What this task involves: Skipping all pictures, set down the lines of the listing from the first through the one with "plt.rcParams['font.family'] = ['Liberation".

Data lines:
□ □ □ □ □
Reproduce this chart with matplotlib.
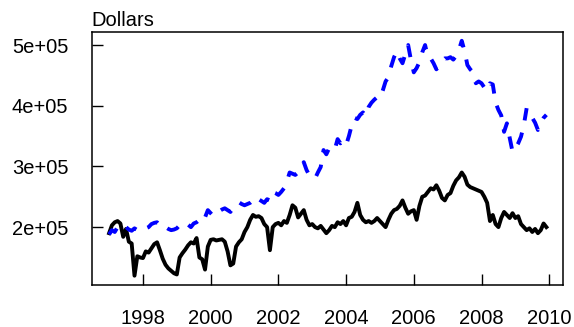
import numpy as np
import matplotlib
matplotlib.use("Agg")
import matplotlib.pyplot as plt

plt.rcParams['font.family'] = ['Liberation Sans', 'DejaVu Sans']

# Serie mensual, enero 1997 - diciembre 2009 (miles de dolares)
start_year = 1997
black_k = [
    190, 203, 208, 210, 206, 184, 197, 176, 173, 120, 152, 150,  # 1997
    149, 160, 158, 165, 172, 175, 162, 148, 138, 132, 128, 124,  # 1998
    122, 150, 157, 163, 170, 175, 173, 182, 150, 147, 130, 168,  # 1999
    179, 180, 178, 179, 180, 176, 160, 137, 140, 168, 175, 180,  # 2000
    192, 200, 212, 220, 217, 218, 215, 205, 200, 162, 200, 205,  # 2001
    207, 203, 210, 207, 220, 236, 232, 216, 222, 228, 212, 203,  # 2002
    205, 200, 198, 202, 196, 190, 195, 202, 200, 208, 205, 210,  # 2003
    203, 215, 217, 225, 240, 220, 212, 208, 210, 207, 210, 215,  # 2004
    210, 205, 200, 212, 222, 228, 230, 235, 244, 232, 222, 226,  # 2005
    228, 212, 235, 250, 252, 258, 264, 262, 269, 260, 248, 244,  # 2006
    253, 256, 268, 277, 282, 290, 283, 270, 266, 264, 262, 260,  # 2007
    258, 250, 240, 210, 220, 205, 200, 215, 225, 220, 215, 223,  # 2008
    215, 218, 205, 200, 195, 198, 192, 197, 190, 195, 206, 200,  # 2009
]
blue_k = [
    188, 195, 192, 200, 198, 203, 200, 196, 194, 198, 195, 193,  # 1997
    196, 198, 200, 205, 207, 208, 203, 198, 200, 197, 195, 196,  # 1998
    198, 203, 205, 208, 204, 200, 206, 208, 212, 220, 216, 228,  # 1999
    223, 218, 222, 226, 229, 231, 228, 225, 232, 236, 241, 238,  # 2000
    236, 238, 240, 244, 250, 246, 243, 240, 246, 244, 258, 256,  # 2001
    253, 258, 264, 275, 290, 288, 286, 290, 298, 307, 294, 285,  # 2002
    282, 280, 290, 299, 327, 320, 330, 332, 328, 345, 338, 342,  # 2003
    335, 350, 368, 380, 378, 385, 389, 383, 398, 405, 410, 414,  # 2004
    412, 425, 440, 447, 465, 480, 490, 478, 470, 485, 500, 475,  # 2005
    455, 462, 472, 488, 500, 480, 478, 470, 460, 465, 474, 478,  # 2006
    478, 480, 476, 482, 492, 507, 490, 467, 460, 455, 437, 440,  # 2007
    437, 430, 425, 437, 435, 405, 393, 384, 357, 371, 347, 324,  # 2008
    330, 338, 349, 368, 396, 390, 380, 372, 360, 372, 380, 385,  # 2009
]
x_ticks = [1998, 2000, 2002, 2004, 2006, 2008, 2010]
y_ticks = [2e5, 3e5, 4e5, 5e5]
y_labels = ["2e+05", "3e+05", "4e+05", "5e+05"]

black = np.array(black_k) * 1000.0
blue = np.array(blue_k) * 1000.0
t = start_year + np.arange(len(black)) / 12.0

fig = plt.figure(figsize=(5.74, 3.27), dpi=100)
ax = fig.add_axes([0.160, 0.128, 0.821, 0.774])

ax.plot(t, black, color="black", lw=2.8, solid_joinstyle="round")
ax.plot(t, blue, color="#0000ff", lw=2.8, linestyle=(0, (3.2, 3.2)))

ax.set_xlim(1996.49, 2010.41)
ax.set_ylim(1.044e5, 5.214e5)

ax.set_xticks(x_ticks)
ax.set_xticklabels([str(v) for v in x_ticks])
ax.set_yticks(y_ticks)
ax.set_yticklabels(y_labels)
ax.tick_params(direction="in", length=8, width=1, labelsize=14.5, color="black")
ax.tick_params(axis="x", pad=17.5)
ax.tick_params(axis="y", pad=17)

for s in ax.spines.values():
    s.set_linewidth(1.1)

ax.text(0.0, 1.01, "Dollars", transform=ax.transAxes, fontsize=14.5,
        ha="left", va="bottom")

fig.savefig("out.png", dpi=100)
□ □ □ □ □
Exercise answer:
Reproduce this chart with matplotlib.
import numpy as np
import matplotlib
matplotlib.use("Agg")
import matplotlib.pyplot as plt

plt.rcParams['font.family'] = ['Liberation Sans', 'DejaVu Sans']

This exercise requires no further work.